Ce qui suit est basé sur une communication écrite par le Rapporteur spécial sur le droit de réunion pacifique et la liberté d’association, la Rapporteuse spéciale sur le droit qu’a toute personne de jouir du meilleur état de santé physique et mentale possible, et moi-même et transmise au gouvernement du Togo le 14 décembre 2021. La communication est récemment devenue publique, ainsi que la réponse du gouvernement, reçue le 24 février 2022.
J’aimerais remercier le gouvernement pour sa réponse, mais je tiens à exprimer mes préoccupations (voir ci-dessous).
CONTEXTE
Sujet: allégations de détention arbitraire et prolongée de Abdoul Aziz Goma, sans accès à un avocat entre décembre 2018 et octobre 2020, pendant laquelle sa santé s’est détériorée gravement.
M. Abdoul Aziz Goma est irlandais d’origine Togolais, âgé de 50 ans.
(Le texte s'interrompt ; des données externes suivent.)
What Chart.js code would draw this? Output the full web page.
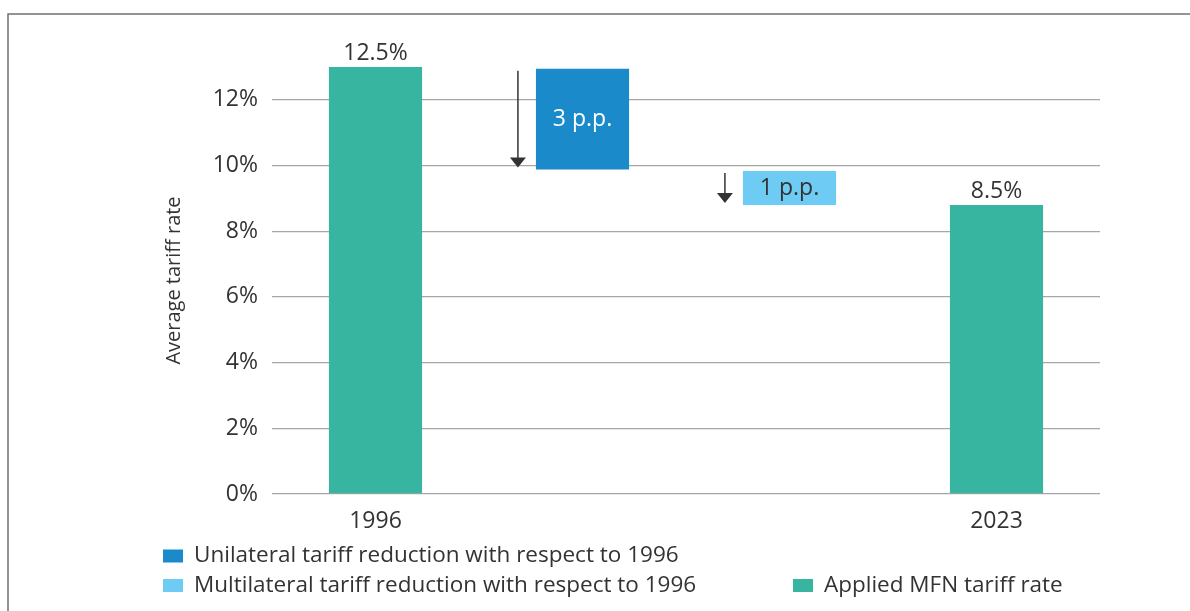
<!DOCTYPE html>
<html>
<head>
<meta charset="utf-8">
<title>Average tariff rate</title>
<script src="https://cdn.jsdelivr.net/npm/chart.js@4.4.1/dist/chart.umd.min.js"></script>
<style>
  html, body { margin: 0; padding: 0; background: #fff; }
  #wrap { width: 1190px; height: 611px; position: relative; }
</style>
</head>
<body>
<div id="wrap"><canvas id="tariffChart" width="1190" height="611"></canvas></div>
<script>
// Chart data
const categories = ['1996', 'Unilateral', 'Multilateral', '2023'];
const tickLabels = ['1996', '', '', '2023'];
const yTicks = [0, 2, 4, 6, 8, 10, 12];
const appliedRate = [13.0, null, null, 8.8];
const appliedLabels = ['12.5%', '', '', '8.5%'];
const unilateralCut = [null, [9.88, 12.95], null, null];
const multilateralCut = [null, null, [8.8, 9.83], null];
const cutLabels = ['', '3 p.p.', '1 p.p.', ''];

const TEXT = '#333333';
const FONT = '"Open Sans", "Noto Sans", sans-serif';

// frame line at top and left of the figure
const framePlugin = {
  id: 'frame',
  beforeDraw(chart) {
    const ctx = chart.ctx;
    ctx.save();
    ctx.strokeStyle = '#707070';
    ctx.lineWidth = 1.5;
    ctx.beginPath();
    ctx.moveTo(8, 611);
    ctx.lineTo(8, 14);
    ctx.lineTo(1190, 14);
    ctx.stroke();
    ctx.restore();
  }
};

// value labels, p.p. labels and down arrows
const labelPlugin = {
  id: 'barLabels',
  afterDatasetsDraw(chart) {
    const ctx = chart.ctx;
    ctx.save();
    ctx.font = '23px ' + FONT;
    ctx.textAlign = 'center';

    // totals above the teal bars
    chart.getDatasetMeta(0).data.forEach((bar, i) => {
      if (appliedRate[i] == null) return;
      ctx.fillStyle = TEXT;
      ctx.textBaseline = 'bottom';
      ctx.fillText(appliedLabels[i], bar.x, bar.y - 2);
    });

    // reductions: label inside, arrow to the left
    [1, 2].forEach(d => {
      const values = chart.data.datasets[d].data;
      chart.getDatasetMeta(d).data.forEach((bar, i) => {
        if (values[i] == null) return;
        const top = Math.min(bar.y, bar.base);
        const bottom = Math.max(bar.y, bar.base);
        ctx.fillStyle = d === 1 ? '#ffffff' : TEXT;
        ctx.textBaseline = 'middle';
        ctx.fillText(cutLabels[i], bar.x, (top + bottom) / 2);

        const ax = bar.x - bar.width / 2 - 18;
        ctx.strokeStyle = TEXT;
        ctx.lineWidth = 1.5;
        ctx.beginPath();
        ctx.moveTo(ax, top + 2);
        ctx.lineTo(ax, bottom - 8);
        ctx.stroke();
        ctx.fillStyle = TEXT;
        ctx.beginPath();
        ctx.moveTo(ax - 8, bottom - 12);
        ctx.lineTo(ax + 8, bottom - 12);
        ctx.lineTo(ax, bottom - 2);
        ctx.closePath();
        ctx.fill();
      });
    });
    ctx.restore();
  }
};

// legend drawn below the axis
const legendPlugin = {
  id: 'customLegend',
  afterDraw(chart) {
    const ctx = chart.ctx;
    const items = [
      { ds: 1, x: 163, y: 556 },
      { ds: 2, x: 163, y: 585.5 },
      { ds: 0, x: 793, y: 585.5 }
    ];
    ctx.save();
    ctx.font = '22.5px ' + FONT;
    ctx.textBaseline = 'middle';
    ctx.textAlign = 'left';
    items.forEach(it => {
      const ds = chart.data.datasets[it.ds];
      ctx.fillStyle = ds.backgroundColor;
      ctx.fillRect(it.x, it.y - 6.5, 20, 13);
      ctx.fillStyle = TEXT;
      ctx.fillText(ds.label, it.x + 31, it.y);
    });
    ctx.restore();
  }
};

const ctx = document.getElementById('tariffChart');
new Chart(ctx, {
  type: 'bar',
  data: {
    labels: categories,
    datasets: [
      {
        label: 'Applied MFN tariff rate',
        data: appliedRate,
        backgroundColor: '#37b5a0'
      },
      {
        label: 'Unilateral tariff reduction with respect to 1996',
        data: unilateralCut,
        backgroundColor: '#1a8acb'
      },
      {
        label: 'Multilateral tariff reduction with respect to 1996',
        data: multilateralCut,
        backgroundColor: '#6ecbf3'
      }
    ]
  },
  options: {
    responsive: false,
    animation: false,
    grouped: false,
    categoryPercentage: 1,
    barPercentage: 0.45,
    layout: {
      padding: { left: 162, right: 90, top: 67, bottom: 72 }
    },
    plugins: {
      legend: { display: false },
      tooltip: { enabled: false }
    },
    scales: {
      x: {
        grid: { display: false, drawTicks: false },
        border: { display: false },
        ticks: {
          color: TEXT,
          font: { family: FONT, size: 23 },
          padding: 14,
          maxRotation: 0,
          callback: (v, i) => tickLabels[i]
        },
        afterFit: s => { s.height = 45; }
      },
      y: {
        min: 0,
        max: 13,
        afterBuildTicks: s => { s.ticks = yTicks.map(v => ({ value: v })); },
        grid: { color: '#a6a6a6', lineWidth: 1.3, drawTicks: false },
        border: { display: false },
        ticks: {
          color: TEXT,
          font: { family: FONT, size: 23 },
          padding: 14,
          callback: v => v + '%'
        },
        title: {
          display: true,
          text: 'Average tariff rate',
          color: TEXT,
          font: { family: '"Liberation Sans Narrow", "Open Sans", sans-serif', size: 20 },
          padding: 0
        },
        afterFit: s => { s.width = 110; }
      }
    }
  },
  plugins: [framePlugin, labelPlugin, legendPlugin]
});
</script>
</body>
</html>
Il habitait en Irlande et effectuait des visites d’affaires régulièrement au Togo. Il est défenseur des droits humains et avait financé les frais de logement de jeunes manifestants venus à Lomé pour participer à des manifestations pacifiques.
ALLÉGATIONS
Le 21 décembre 2018 M. Goma a été arrêté avec son chauffeur et son guide, par un groupe d’hommes armées en civil qui n’ont donné aucun motif pour les arrestations et n’ont pas fourni de mandat d’arrêt. Ils les ont battus et ont menacé de leur tirer dessus. Ils les ont ensuite emmenés au siège de la police judiciaire (Service Centrale de Recherches et d’Investigation Criminelles, SCRIC) où il a été révélé que leurs agresseurs étaient des agents de la gendarmerie. Ils les ont attachés à des arbres et ont continué à les battre sévèrement pendant prés de 24 heures jusqu’à ce que M. Goma aurait saigné et aurait perdu connaissance.
Le 23 décembre 2018, M. Goma, son chauffeur et son guide ont été interrogés, au cours desquels ils ont été soumis à des mauvais traitements et à des menaces avec des armes pointées sur eux.
Le 31 décembre 2018, ils ont comparu devant le procureur de la République auquel ils ont montré les blessures infligées par les tortures et les mauvais traitements.
Le 15 janvier 2019, et sans accès à un avocat, M. Goma a été présenté au juge d’instruction qui a vu ses blessures mais ne les aurait pas prises en considération. Aucune enquête n’aurait été commenditée sur les circonstances dans lesquelles M. Goma aurait été blessé.
Le même jour, M. Goma a été transféré à la prison civile de Lomé, où il a été détenu dans une cellule étriquée; il serait incapable de marcher et les médecins auraient peur qu’il perde l’usage de ses jambes de façon permanente.
En octobre 2020, M. Goma a eu accès à des avocats qui ont demandé sa libération sous caution au juge d’instruction, sans recevoir de réponse à leur requête.
M. Goma a été inculpé de destruction de biens publics, d’association avec l’activisme et le radicalisme, d’association avec un groupe criminel, et d’atteinte à la sûreté et à la sécurité de l’État.
Le 26 novembre 2021, M. Abdoul Aziz Goma aurait été admis à l’hôpital dans l’unité de soins intensifs. Durant son séjour à l’hopital, les visites étaient interdites en raison de la pandémie du COVID-19.
Selon un certain nombre de tests qu’il a subis, dont une électroneuromyographie, il est possible qu’il souffre de la maladie de Charcot Marie Tooth. Cela nécessiterait une intervention chirurgicale et une physiothérapies. Alors que M. Goma ait un accès intermittent à des soins médicaux, des gardiens de prison l’auraient intimidé, notamment via le harcelement de membres de sa famille en visite.
M. Goma etait détenu dans un lieu de détention non officiel par la gendarmerie nationale et conduit à l’hôpital pour y être soigné.
PRÉOCUPATIONS
Au moment de l’envoi de la communication, nous avons exprimé notre vive inquiétude quant aux allégations de mauvais traitements à l’encontre de M. Goma, y compris le manque de soins adaptés à son état de santé qui s’est gravement détérioré au cours des trois ans de détention arbitraire, dans des conditions inhumains et dégrandants.
Nous avons aussi exprimé nos graves préoccupations quant aux allégations faisant état de coercision à l’encontre de M. Goma pour le contraindre à avouer sa culpabilité, et nos sérieuses préoccupations selon lesquelles la détention de M. Goma pourrait être liée à ses activités de défenseur des droits humains.
ACTUALISATION
Le 19 Janvier M. Goma aurait été transféré à la prison civile de Lomé, d’après la réponse du gouvernement du Togo. Je continuerai à suivre sa situation de détention.